Frank Scheck, The Hollywood Reporter: Pass Over is more effective thematically than as drama. The dialogue at times feels aimless and repetitive, especially in the lengthy scenes featuring just Moses and Kitch. Its reliance on the constant use of the "N-word," to quote Master, starts out as provocative before becoming forced. The narrative lurches confusingly, and some of the symbolism and its meanings prove elusive. But there's no denying that the work packs a powerful punch, one that's fully realized in this production, superbly staged by Danya Taymor.

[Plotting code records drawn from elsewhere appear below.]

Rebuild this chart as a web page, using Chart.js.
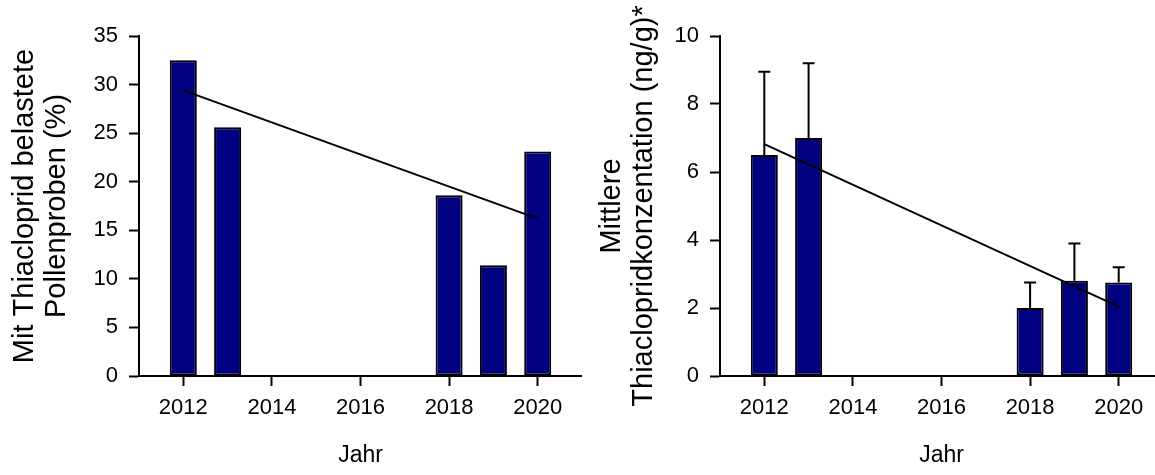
<!DOCTYPE html>
<html>
<head>
<meta charset="utf-8">
<script src="https://cdn.jsdelivr.net/npm/chart.js@4.4.1/dist/chart.umd.min.js"></script>
<style>
  html, body { margin: 0; padding: 0; background: #fff; overflow: hidden; width: 1155px; height: 475px; }
  canvas { position: absolute; top: 0; }
  #share { left: 0; }
  #conc { left: 580px; }
</style>
</head>
<body>
<canvas id="share" width="582" height="475"></canvas>
<canvas id="conc" width="583" height="475"></canvas>
<script>
// Sampling years with results
const years = [2012, 2013, 2018, 2019, 2020];
// Share of pollen samples contaminated with thiacloprid (%)
const sharePercent = [32.5, 25.6, 18.6, 11.4, 23.1];
// Mean thiacloprid concentration (ng/g) and top of its error bar
const meanConc = [6.5, 7.0, 2.0, 2.8, 2.75];
const concUpper = [8.95, 9.2, 2.75, 3.9, 3.2];
// Linear trend end points
const trendYears = [2012, 2020];
const shareTrend = [29.4, 16.2];
const concTrend = [6.82, 2.04];
// Axis ticks
const yearTicks = [2012, 2014, 2016, 2018, 2020];
const shareTicks = [0, 5, 10, 15, 20, 25, 30, 35];
const concTicks = [0, 2, 4, 6, 8, 10];

const FONT = "'Liberation Sans', Arial, Helvetica, sans-serif";
Chart.defaults.font.family = FONT;
Chart.defaults.color = '#000';

const toPoints = (xs, ys) => xs.map((x, i) => ({ x, y: ys[i] }));

// Upper error whiskers for bar datasets carrying an `errorUpper` list
const upperErrorBars = {
  id: 'upperErrorBars',
  afterDatasetDraw(chart, args) {
    const ds = chart.data.datasets[args.index];
    if (!ds.errorUpper) return;
    const { ctx } = chart;
    const xs = chart.scales.x, ys = chart.scales.y;
    ctx.save();
    ctx.strokeStyle = '#000';
    ctx.lineWidth = 2;
    ds.data.forEach((p, i) => {
      const px = xs.getPixelForValue(p.x);
      const top = ys.getPixelForValue(p.y);
      const hi = ys.getPixelForValue(ds.errorUpper[i]);
      ctx.beginPath();
      ctx.moveTo(px, top);
      ctx.lineTo(px, hi);
      ctx.moveTo(px - 6, hi);
      ctx.lineTo(px + 6, hi);
      ctx.stroke();
    });
    ctx.restore();
  }
};

const axisLine = { display: true, color: '#000', width: 2 };
const tickMarks = {
  display: true, drawOnChartArea: false, drawTicks: true, offset: false,
  tickLength: 10, tickColor: '#000', tickWidth: 2, color: '#000'
};

function makeChart(id, opts) {
  return new Chart(document.getElementById(id), {
    type: 'bar',
    data: {
      datasets: [
        {
          type: 'line',
          data: toPoints(trendYears, opts.trend),
          borderColor: '#000',
          borderWidth: 2,
          pointRadius: 0,
          fill: false,
          tension: 0,
          order: 0
        },
        {
          type: 'bar',
          data: toPoints(years, opts.values),
          errorUpper: opts.upper,
          backgroundColor: '#000080',
          borderColor: '#000',
          borderWidth: 2,
          borderSkipped: false,
          barPercentage: 0.61,
          categoryPercentage: 1,
          order: 1
        }
      ]
    },
    options: {
      responsive: false,
      animation: false,
      devicePixelRatio: 1,
      layout: { padding: { top: 36, left: 0, right: 0, bottom: 0 } },
      plugins: { legend: { display: false }, tooltip: { enabled: false } },
      scales: {
        x: {
          type: 'linear',
          min: 2011,
          max: 2021,
          offset: false,
          afterBuildTicks: s => { s.ticks = yearTicks.map(v => ({ value: v })); },
          afterFit: s => { s.height = 99; },
          ticks: {
            color: '#000', font: { size: 22 }, padding: 9,
            maxRotation: 0, autoSkip: false, callback: v => String(v)
          },
          grid: tickMarks,
          border: axisLine,
          title: {
            display: true, text: 'Jahr', color: '#000',
            font: { size: 23 }, padding: { top: 0, bottom: 6 }
          }
        },
        y: {
          min: 0,
          max: opts.yMax,
          afterBuildTicks: s => { s.ticks = opts.yTicks.map(v => ({ value: v })); },
          afterFit: s => { s.width = opts.axisWidth; },
          ticks: { color: '#000', font: { size: 22 }, padding: 11, callback: v => String(v) },
          grid: tickMarks,
          border: axisLine,
          title: {
            display: true, text: opts.title, color: '#000',
            font: { size: 29, lineHeight: 1.1 }, padding: { top: opts.titlePad, bottom: 0 }
          }
        }
      }
    },
    plugins: [upperErrorBars]
  });
}

makeChart('share', {
  values: sharePercent,
  trend: shareTrend,
  upper: null,
  yMax: 35,
  yTicks: shareTicks,
  axisWidth: 139,
  titlePad: 9,
  title: ['Mit Thiacloprid belastete', 'Pollenproben (%)']
});

makeChart('conc', {
  values: meanConc,
  trend: concTrend,
  upper: concUpper,
  yMax: 10,
  yTicks: concTicks,
  axisWidth: 140,
  titlePad: 16,
  title: ['Mittlere', 'Thiaclopridkonzentation (ng/g)*']
});
</script>
</body>
</html>
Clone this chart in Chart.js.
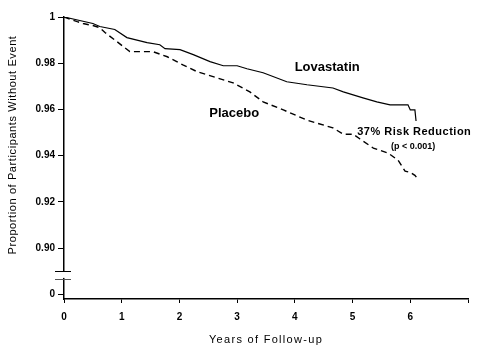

The lighting and sound design (by Marcus Doshi and Justin Ellington, respectively) add greatly to the ominous effect.

Robert Hofler, The Wrap: Within the first few minutes of Antoinette Nwandu's play "Pass Over," which opened Monday at LCT's Off Broadway Claire Tow Theater, the two young black men standing on an urban street corner seemingly repeat themselves ad nauseam as they detonate more and more F-bombs and N-bombs while lighting fewer and fewer explosions with their limited vocabulary. Yet, even before "Pass Over" takes a wild turn with the entrance of a nattily dressed alien from another world, those two black men, Moses (Jon Michael Hill) and Kitch (Namir Smallwood), begin to emerge as a well-honed comedy act, one from the golden age of vaudeville, one that also conjures up Vladimir and Estragon's endless wait for Godot. And unlike Samuel Beckett's characters, these men are fully aware that the little corner of the universe they inhabit is where they'll die.

Raven Snook, TimeOut NY: Although much of its repartee is quite funny, Pass Over is a tough show. It's intended to challenge and cause discomfort, and a lot is left to interpretation. The copious use of the N-word is sure to rankle some audiences, but Moses and Kitch aren't here to entertain you. They have a life-or-death message to pass on.